Figure scripts
%%
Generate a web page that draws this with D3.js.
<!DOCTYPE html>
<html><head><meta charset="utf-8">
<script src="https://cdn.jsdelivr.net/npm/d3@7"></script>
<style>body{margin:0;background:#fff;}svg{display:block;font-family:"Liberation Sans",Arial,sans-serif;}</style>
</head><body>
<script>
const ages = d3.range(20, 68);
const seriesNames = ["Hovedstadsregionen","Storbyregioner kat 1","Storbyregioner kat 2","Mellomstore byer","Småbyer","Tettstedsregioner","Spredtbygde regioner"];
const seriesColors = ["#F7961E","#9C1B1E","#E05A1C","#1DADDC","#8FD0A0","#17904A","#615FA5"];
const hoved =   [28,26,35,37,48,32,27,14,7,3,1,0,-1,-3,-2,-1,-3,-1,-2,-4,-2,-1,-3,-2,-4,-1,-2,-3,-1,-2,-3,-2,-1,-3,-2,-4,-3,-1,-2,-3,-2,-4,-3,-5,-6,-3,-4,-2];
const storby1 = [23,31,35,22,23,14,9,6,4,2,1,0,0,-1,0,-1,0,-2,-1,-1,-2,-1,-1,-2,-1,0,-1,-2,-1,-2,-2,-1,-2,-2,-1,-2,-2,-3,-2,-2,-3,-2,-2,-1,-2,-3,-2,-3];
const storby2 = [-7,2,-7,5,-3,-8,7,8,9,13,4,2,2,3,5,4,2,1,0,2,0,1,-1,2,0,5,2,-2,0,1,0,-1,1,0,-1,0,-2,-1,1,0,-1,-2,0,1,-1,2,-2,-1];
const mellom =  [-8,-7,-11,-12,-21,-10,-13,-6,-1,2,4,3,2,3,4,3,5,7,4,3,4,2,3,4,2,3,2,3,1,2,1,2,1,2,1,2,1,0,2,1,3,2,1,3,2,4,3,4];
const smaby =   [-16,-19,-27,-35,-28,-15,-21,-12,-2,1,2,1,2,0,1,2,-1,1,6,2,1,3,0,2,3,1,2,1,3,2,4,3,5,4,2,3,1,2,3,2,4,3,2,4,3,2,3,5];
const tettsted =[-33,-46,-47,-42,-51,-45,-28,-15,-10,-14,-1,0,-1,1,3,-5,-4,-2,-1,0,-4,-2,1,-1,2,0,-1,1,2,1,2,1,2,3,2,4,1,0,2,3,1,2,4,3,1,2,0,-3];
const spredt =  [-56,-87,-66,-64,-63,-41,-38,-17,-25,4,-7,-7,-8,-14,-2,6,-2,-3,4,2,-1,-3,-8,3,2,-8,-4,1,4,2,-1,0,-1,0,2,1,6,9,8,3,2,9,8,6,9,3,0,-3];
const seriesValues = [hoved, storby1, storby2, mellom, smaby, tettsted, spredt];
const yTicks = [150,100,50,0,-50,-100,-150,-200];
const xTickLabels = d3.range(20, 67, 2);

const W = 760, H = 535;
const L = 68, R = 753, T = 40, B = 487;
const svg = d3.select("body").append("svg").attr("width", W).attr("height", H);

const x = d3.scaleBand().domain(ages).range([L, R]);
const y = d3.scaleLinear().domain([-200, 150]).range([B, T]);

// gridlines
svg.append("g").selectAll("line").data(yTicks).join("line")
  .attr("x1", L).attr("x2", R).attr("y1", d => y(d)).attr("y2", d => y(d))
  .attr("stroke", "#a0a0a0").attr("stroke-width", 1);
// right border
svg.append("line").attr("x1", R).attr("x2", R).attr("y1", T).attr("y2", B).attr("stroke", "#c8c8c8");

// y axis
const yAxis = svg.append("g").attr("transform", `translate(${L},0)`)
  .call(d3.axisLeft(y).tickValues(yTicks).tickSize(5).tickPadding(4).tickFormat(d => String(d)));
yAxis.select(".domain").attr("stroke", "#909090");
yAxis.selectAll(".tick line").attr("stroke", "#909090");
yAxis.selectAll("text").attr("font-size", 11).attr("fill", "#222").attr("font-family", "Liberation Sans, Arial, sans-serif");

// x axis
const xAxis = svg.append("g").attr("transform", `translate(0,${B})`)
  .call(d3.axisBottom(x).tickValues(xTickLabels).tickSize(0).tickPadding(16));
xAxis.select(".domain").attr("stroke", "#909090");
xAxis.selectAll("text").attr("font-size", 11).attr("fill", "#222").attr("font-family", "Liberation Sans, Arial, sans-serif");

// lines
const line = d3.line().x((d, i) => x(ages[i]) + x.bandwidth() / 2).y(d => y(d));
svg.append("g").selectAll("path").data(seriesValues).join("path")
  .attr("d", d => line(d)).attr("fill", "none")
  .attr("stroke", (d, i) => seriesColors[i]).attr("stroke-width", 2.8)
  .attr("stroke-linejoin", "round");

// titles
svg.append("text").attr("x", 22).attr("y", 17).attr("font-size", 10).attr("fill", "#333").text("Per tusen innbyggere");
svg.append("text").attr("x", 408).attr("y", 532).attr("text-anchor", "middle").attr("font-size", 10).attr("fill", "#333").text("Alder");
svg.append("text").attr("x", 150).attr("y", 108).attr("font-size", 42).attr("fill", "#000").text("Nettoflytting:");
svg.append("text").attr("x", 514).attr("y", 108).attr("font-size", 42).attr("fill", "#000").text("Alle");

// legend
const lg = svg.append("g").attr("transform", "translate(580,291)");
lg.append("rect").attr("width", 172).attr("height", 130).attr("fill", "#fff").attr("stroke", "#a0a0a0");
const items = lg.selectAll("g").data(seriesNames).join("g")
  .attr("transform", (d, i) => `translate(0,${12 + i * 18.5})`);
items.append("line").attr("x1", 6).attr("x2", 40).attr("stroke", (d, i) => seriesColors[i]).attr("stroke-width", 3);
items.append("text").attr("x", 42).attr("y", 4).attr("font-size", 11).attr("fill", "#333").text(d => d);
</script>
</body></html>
%%
%%
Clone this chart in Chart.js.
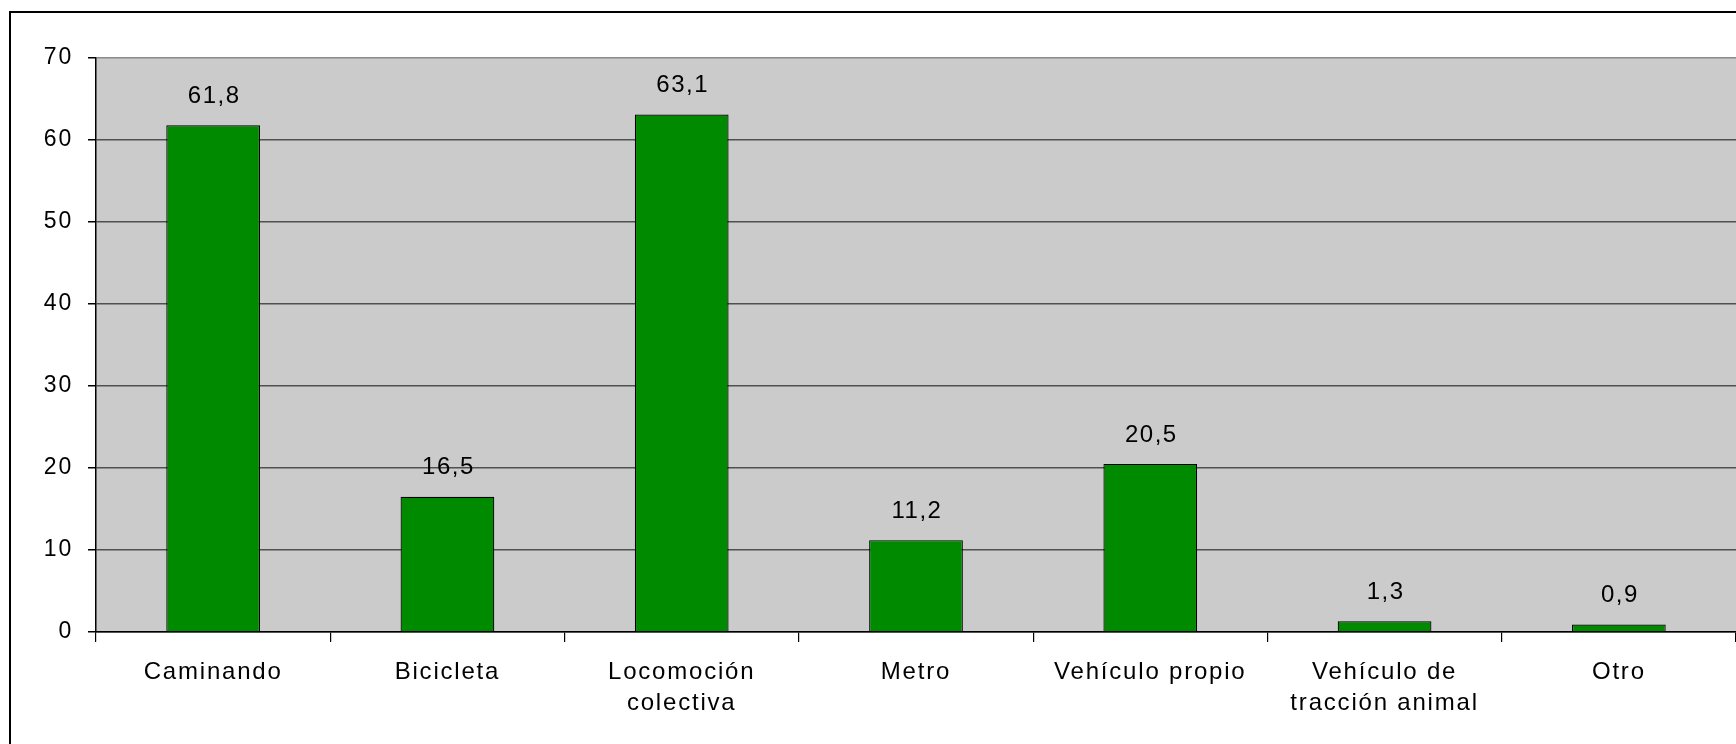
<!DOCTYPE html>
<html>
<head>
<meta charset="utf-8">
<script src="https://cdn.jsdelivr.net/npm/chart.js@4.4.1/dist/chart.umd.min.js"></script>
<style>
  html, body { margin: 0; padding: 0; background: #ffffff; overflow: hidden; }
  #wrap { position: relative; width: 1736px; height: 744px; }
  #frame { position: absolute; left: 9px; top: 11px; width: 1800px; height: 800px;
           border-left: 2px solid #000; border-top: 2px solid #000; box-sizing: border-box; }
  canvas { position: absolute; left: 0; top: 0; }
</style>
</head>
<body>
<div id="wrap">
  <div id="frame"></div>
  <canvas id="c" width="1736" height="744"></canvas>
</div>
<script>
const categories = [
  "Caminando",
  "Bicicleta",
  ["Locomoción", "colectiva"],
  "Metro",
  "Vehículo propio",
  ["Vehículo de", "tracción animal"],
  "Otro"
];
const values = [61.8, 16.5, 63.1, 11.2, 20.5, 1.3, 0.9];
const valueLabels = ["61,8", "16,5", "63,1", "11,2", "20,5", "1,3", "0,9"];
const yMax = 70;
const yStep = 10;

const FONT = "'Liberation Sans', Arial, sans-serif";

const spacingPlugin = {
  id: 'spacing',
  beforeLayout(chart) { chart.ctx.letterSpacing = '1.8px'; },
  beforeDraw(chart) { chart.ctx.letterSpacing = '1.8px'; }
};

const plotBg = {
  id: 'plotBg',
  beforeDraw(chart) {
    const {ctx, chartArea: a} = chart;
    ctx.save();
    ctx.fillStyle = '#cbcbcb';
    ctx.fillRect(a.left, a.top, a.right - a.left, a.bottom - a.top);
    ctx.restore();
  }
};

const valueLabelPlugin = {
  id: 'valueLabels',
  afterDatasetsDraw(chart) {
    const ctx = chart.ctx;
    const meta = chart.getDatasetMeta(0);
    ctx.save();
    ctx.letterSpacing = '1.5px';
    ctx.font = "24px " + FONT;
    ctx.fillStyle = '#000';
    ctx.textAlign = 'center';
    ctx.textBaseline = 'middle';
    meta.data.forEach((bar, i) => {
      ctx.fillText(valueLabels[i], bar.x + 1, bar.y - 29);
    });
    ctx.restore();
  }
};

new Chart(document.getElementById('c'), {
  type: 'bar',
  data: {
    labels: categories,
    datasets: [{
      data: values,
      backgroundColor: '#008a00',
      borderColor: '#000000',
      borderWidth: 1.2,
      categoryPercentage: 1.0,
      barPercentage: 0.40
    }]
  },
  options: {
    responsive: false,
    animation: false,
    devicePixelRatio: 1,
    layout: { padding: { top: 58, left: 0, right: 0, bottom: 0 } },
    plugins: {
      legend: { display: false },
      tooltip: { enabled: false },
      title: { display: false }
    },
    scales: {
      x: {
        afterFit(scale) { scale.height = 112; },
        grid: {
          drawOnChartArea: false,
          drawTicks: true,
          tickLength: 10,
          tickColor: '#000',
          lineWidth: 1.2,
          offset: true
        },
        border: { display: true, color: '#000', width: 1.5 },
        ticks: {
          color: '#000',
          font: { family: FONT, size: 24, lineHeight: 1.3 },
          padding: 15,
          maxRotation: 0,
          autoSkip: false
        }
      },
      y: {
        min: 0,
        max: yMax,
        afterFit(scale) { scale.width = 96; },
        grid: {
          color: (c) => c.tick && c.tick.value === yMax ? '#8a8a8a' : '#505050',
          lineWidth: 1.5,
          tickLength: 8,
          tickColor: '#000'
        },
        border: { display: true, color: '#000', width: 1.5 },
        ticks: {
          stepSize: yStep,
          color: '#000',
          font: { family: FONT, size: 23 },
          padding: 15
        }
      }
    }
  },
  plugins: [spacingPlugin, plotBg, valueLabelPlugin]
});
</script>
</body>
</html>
%%
__Goal of the exercise__: Identify every line above with the string "this" in it. Copy those lines.

__Finished answer__:
Generate a web page that draws this with D3.js.
Clone this chart in Chart.js.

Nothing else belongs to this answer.